Part of me has been taking advantage of the quiet to heal from the two years of anger, rage, frustration and overwhelming want to beat the living shit out of two douche-bags as a means of working out that anger and rage. But there’s another part of me that I’ve come to realize isn’t wanting to heal at all… More on that in a moment or two though.

Moe’s being a bit of a quirk since moving to the new place. It’s been as though his mood and temperament changed based entirely on the change of environment. Sure, there’s parts of him that I recognize as the cat that first came into my life November last year… His strange neediness that hits after I’ve come to pet him or give him attention when he’s been quiet and/or napping. The fact that he’s wanting to be up around my face and neck when I’m sitting up and playing/working/watching something on my computer and yet the instant I lay down for the night, he will only sleep at the foot of the bed. And of course his talking to me whenever he comes walking up, or when I so much as pet him. Not so much the typical warning of a cat to a stranger, just… Likes to hear him (and me) speak.

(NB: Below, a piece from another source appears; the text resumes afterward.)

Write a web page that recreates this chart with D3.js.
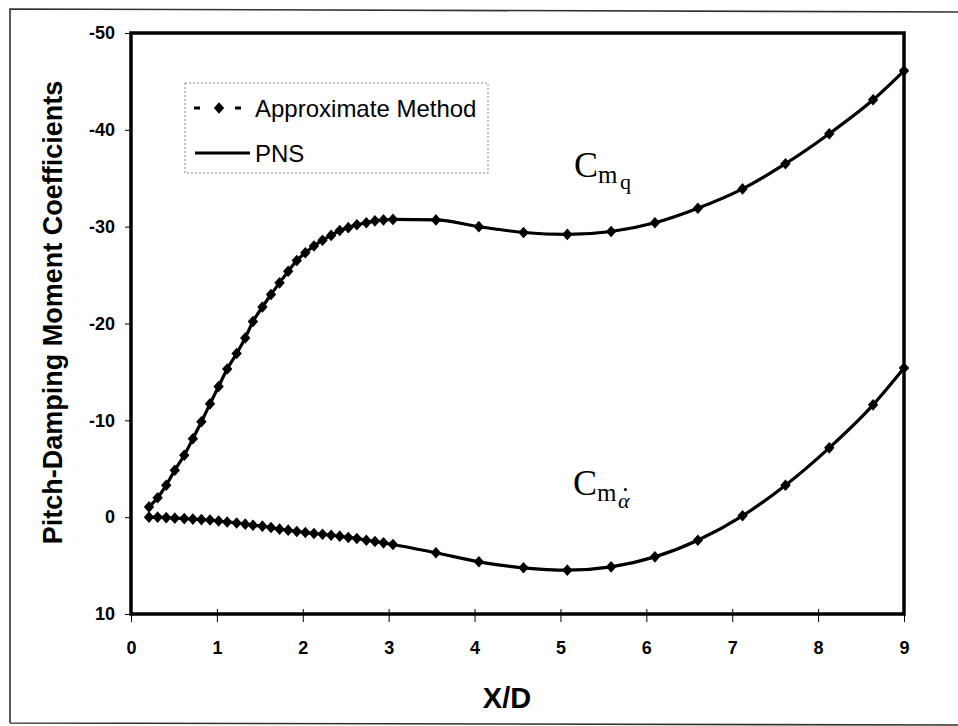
<!DOCTYPE html>
<html>
<head>
<meta charset="utf-8">
<script src="https://cdn.jsdelivr.net/npm/d3@7/dist/d3.min.js"></script>
<style>
  html, body { margin: 0; padding: 0; background: #fff; }
  svg { display: block; }
</style>
</head>
<body>
<svg id="chart" width="958" height="726"></svg>
<script>
// ---------------- data ----------------
const xTicks = [0, 1, 2, 3, 4, 5, 6, 7, 8, 9];
const yTicks = [-50, -40, -30, -20, -10, 0, 10];

// X/D stations of the approximate-method markers
const xApprox = [0.21, 0.31, 0.41, 0.51, 0.62, 0.72, 0.82, 0.92, 1.02, 1.12,
                 1.23, 1.33, 1.42, 1.53, 1.63, 1.73, 1.83, 1.93, 2.03, 2.13,
                 2.23, 2.33, 2.43, 2.53, 2.63, 2.74, 2.84, 2.94, 3.05,
                 3.55, 4.05, 4.57, 5.08, 5.59, 6.10, 6.60, 7.12, 7.62, 8.13, 8.64, 9.0];
// C_mq
const cmqApprox = [-1.06, -2.0, -3.3, -4.85, -6.4, -8.1, -9.85, -11.7, -13.5, -15.3,
                   -16.9, -18.5, -20.2, -21.7, -23.0, -24.2, -25.4, -26.5, -27.3, -28.0,
                   -28.6, -29.1, -29.6, -29.9, -30.2, -30.4, -30.6, -30.7, -30.75,
                   -30.7, -30.0, -29.4, -29.2, -29.5, -30.4, -31.9, -33.9, -36.5, -39.6, -43.1, -46.1];
// C_m alpha-dot
const cmadApprox = [0.0, 0.0, 0.05, 0.1, 0.15, 0.2, 0.25, 0.3, 0.4, 0.5,
                    0.6, 0.72, 0.83, 0.93, 1.07, 1.24, 1.34, 1.48, 1.58, 1.69,
                    1.76, 1.86, 1.96, 2.1, 2.2, 2.38, 2.51, 2.65, 2.82,
                    3.68, 4.61, 5.23, 5.47, 5.13, 4.10, 2.38, -0.14, -3.3, -7.16, -11.6, -15.4];

// PNS curves (coincide with the approximate method in the picture)
const xPNS = xApprox;
const cmqPNS = cmqApprox;
const cmadPNS = cmadApprox;

const legendLabels = ["Approximate Method", "PNS"];
const xTitle = "X/D";
const yTitle = "Pitch-Damping Moment Coefficients";

// ---------------- layout ----------------
const svg = d3.select("#chart");
const plot = { left: 131, top: 33, right: 904, bottom: 614 };
const sans = "'Liberation Sans', Arial, Helvetica, sans-serif";
const serif = "'Liberation Serif', 'Times New Roman', serif";

const x = d3.scaleLinear().domain([0, 9]).range([plot.left, plot.right]);
const y = d3.scaleLinear().domain([-50, 10]).range([plot.top, plot.bottom]);

// outer frame
svg.append("path")
  .attr("d", "M10,723 L10,9 L960,12 M10,723 L960,725")
  .attr("fill", "none").attr("stroke", "#333").attr("stroke-width", 1.6);

// axes
const gy = svg.append("g").attr("transform", `translate(${plot.left},0)`)
  .call(d3.axisLeft(y).tickValues(yTicks).tickFormat(d => String(d)).tickSize(6).tickPadding(10));
gy.select(".domain").remove();
gy.selectAll("text").attr("font-family", sans).attr("font-size", 18)
  .attr("font-weight", "bold").attr("fill", "#000");
gy.selectAll("line").attr("stroke", "#000").attr("stroke-width", 1);

const gx = svg.append("g").attr("transform", `translate(0,${plot.bottom})`)
  .call(d3.axisBottom(x).tickValues(xTicks).tickFormat(d => String(d)).tickSize(8).tickPadding(19));
gx.select(".domain").remove();
gx.selectAll("line").attr("y1", -5).attr("y2", 8).attr("stroke", "#000").attr("stroke-width", 1);
gx.selectAll("text").attr("font-family", sans).attr("font-size", 18)
  .attr("font-weight", "bold").attr("fill", "#000");

// plot border
svg.append("rect")
  .attr("x", plot.left).attr("y", plot.top)
  .attr("width", plot.right - plot.left).attr("height", plot.bottom - plot.top)
  .attr("fill", "none").attr("stroke", "#000").attr("stroke-width", 3.5);

// axis titles
svg.append("text")
  .attr("transform", `translate(62,${(82 + 543) / 2}) rotate(-90)`)
  .attr("text-anchor", "middle")
  .attr("font-family", sans).attr("font-size", 27).attr("font-weight", "bold")
  .text(yTitle);
svg.append("text")
  .attr("x", 507).attr("y", 708)
  .attr("text-anchor", "middle")
  .attr("font-family", sans).attr("font-size", 29).attr("font-weight", "bold")
  .text(xTitle);

// ---------------- series ----------------
const diamond = {
  draw(ctx, size) {
    const w = 5.2, h = 5.8;
    ctx.moveTo(0, -h); ctx.lineTo(w, 0); ctx.lineTo(0, h); ctx.lineTo(-w, 0); ctx.closePath();
  }
};
const sym = d3.symbol().type(diamond);

const line = d3.line().x(d => x(d[0])).y(d => y(d[1])).curve(d3.curveMonotoneX);

const pnsSeries = [d3.zip(xPNS, cmqPNS), d3.zip(xPNS, cmadPNS)];
const approxSeries = [d3.zip(xApprox, cmqApprox), d3.zip(xApprox, cmadApprox)];

const gData = svg.append("g");
approxSeries.forEach(s => {
  gData.append("path").attr("d", line(s)).attr("fill", "none")
    .attr("stroke", "#000").attr("stroke-width", 2).attr("stroke-dasharray", "6,5");
});
pnsSeries.forEach(s => {
  gData.append("path").attr("d", line(s)).attr("fill", "none")
    .attr("stroke", "#000").attr("stroke-width", 3.2);
});
approxSeries.forEach(s => {
  gData.selectAll(null).data(s).enter().append("path")
    .attr("d", sym)
    .attr("transform", d => `translate(${x(d[0])},${y(d[1])})`)
    .attr("fill", "#000");
});

// ---------------- curve labels ----------------
function cmLabel(xc, yb) {
  const t = svg.append("text").attr("x", xc).attr("y", yb)
    .attr("font-family", serif).attr("fill", "#000");
  t.append("tspan").attr("font-size", 36).text("C");
  t.append("tspan").attr("font-size", 25).attr("dy", 6).text("m");
  return t;
}
cmLabel(574, 177);
svg.append("text").attr("x", 620).attr("y", 189)
  .attr("font-family", serif).attr("font-size", 22).text("q");

cmLabel(573, 495);
const alpha = svg.append("text").attr("x", 618).attr("y", 508)
  .attr("font-family", serif).attr("font-size", 22).attr("font-style", "italic").text("α");
const ab = alpha.node().getBBox();
svg.append("circle").attr("cx", ab.x + ab.width * 0.62).attr("cy", ab.y + 1.5).attr("r", 1.6).attr("fill", "#000");

// ---------------- legend ----------------
const lg = svg.append("g");
lg.append("rect").attr("x", 185).attr("y", 83).attr("width", 303).attr("height", 90)
  .attr("fill", "#fff").attr("stroke", "#888").attr("stroke-width", 1).attr("stroke-dasharray", "2,2");
lg.append("line").attr("x1", 194).attr("x2", 200).attr("y1", 108).attr("y2", 108)
  .attr("stroke", "#000").attr("stroke-width", 3);
lg.append("line").attr("x1", 235).attr("x2", 241).attr("y1", 108).attr("y2", 108)
  .attr("stroke", "#000").attr("stroke-width", 3);
lg.append("path").attr("d", sym).attr("transform", "translate(219,108)").attr("fill", "#000");
lg.append("text").attr("x", 255).attr("y", 117)
  .attr("font-family", sans).attr("font-size", 24).text(legendLabels[0]);
lg.append("line").attr("x1", 195).attr("x2", 250).attr("y1", 153).attr("y2", 153)
  .attr("stroke", "#000").attr("stroke-width", 3);
lg.append("text").attr("x", 255).attr("y", 162)
  .attr("font-family", sans).attr("font-size", 24).text(legendLabels[1]);
</script>
</body>
</html>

Then there’s the other parts that I don’t recognize at all. His climbing up on anything he can reach to watch me or the house in general (his three favorite places are the lowest shelf in the cupboard, the top of the fridge once again, and the chest of drawers in the bedroom). His use of the center rug in the kitchen as a scratching post, completely ignoring the cardboard scratcher that’s over by the bathroom like it used to be in the other apartment. His fascination to almost obsession with completely wrecking my blanket from the underside of the bed at 2 – 3 in the morning while I’m sleeping. Like his getting into my portable closet to wreck the seam at the bottom… And of course at 2 – 3 in the morning while I’m sleeping. My personal favorite has to be the fact that he’ll sleep on one of the chairs at the table in the kitchen if I don’t make the bed… And the instant the bed is made, he’ll make his way back into the room to sleep on it. Or him sitting there in front of the microwave staring up at it… I can’t be sure whether he’s trying to figure out if it’s safe to jump up on, or not. He’s done nothing toward it so far… Other than staring at it. Though I’m sure it’s only a matter of time before he works out whether it’s something for him to get on top.

The neighborhood’s surprisingly quiet being that much closer to Atwells Avenue, Federal Hill and of course Tammany Hall. Sure, there have been a couple of moments during closing time of the Hall that I’m seriously wishing to buy a dozen eggs just to use on the drunken bastards that think that their lives are the only one that matters in a mixed commercial/residential neighborhood, but at least so far… with the windows closed and it still being more than a bit chilly — they don’t normally make half as much noise as they’re capable of. I’m sure though come the later spring to early summer; that sort of nonsense is going to change. I remember even down in the Valley the drunken disorderly noise that used to happen with the college kids after midnight.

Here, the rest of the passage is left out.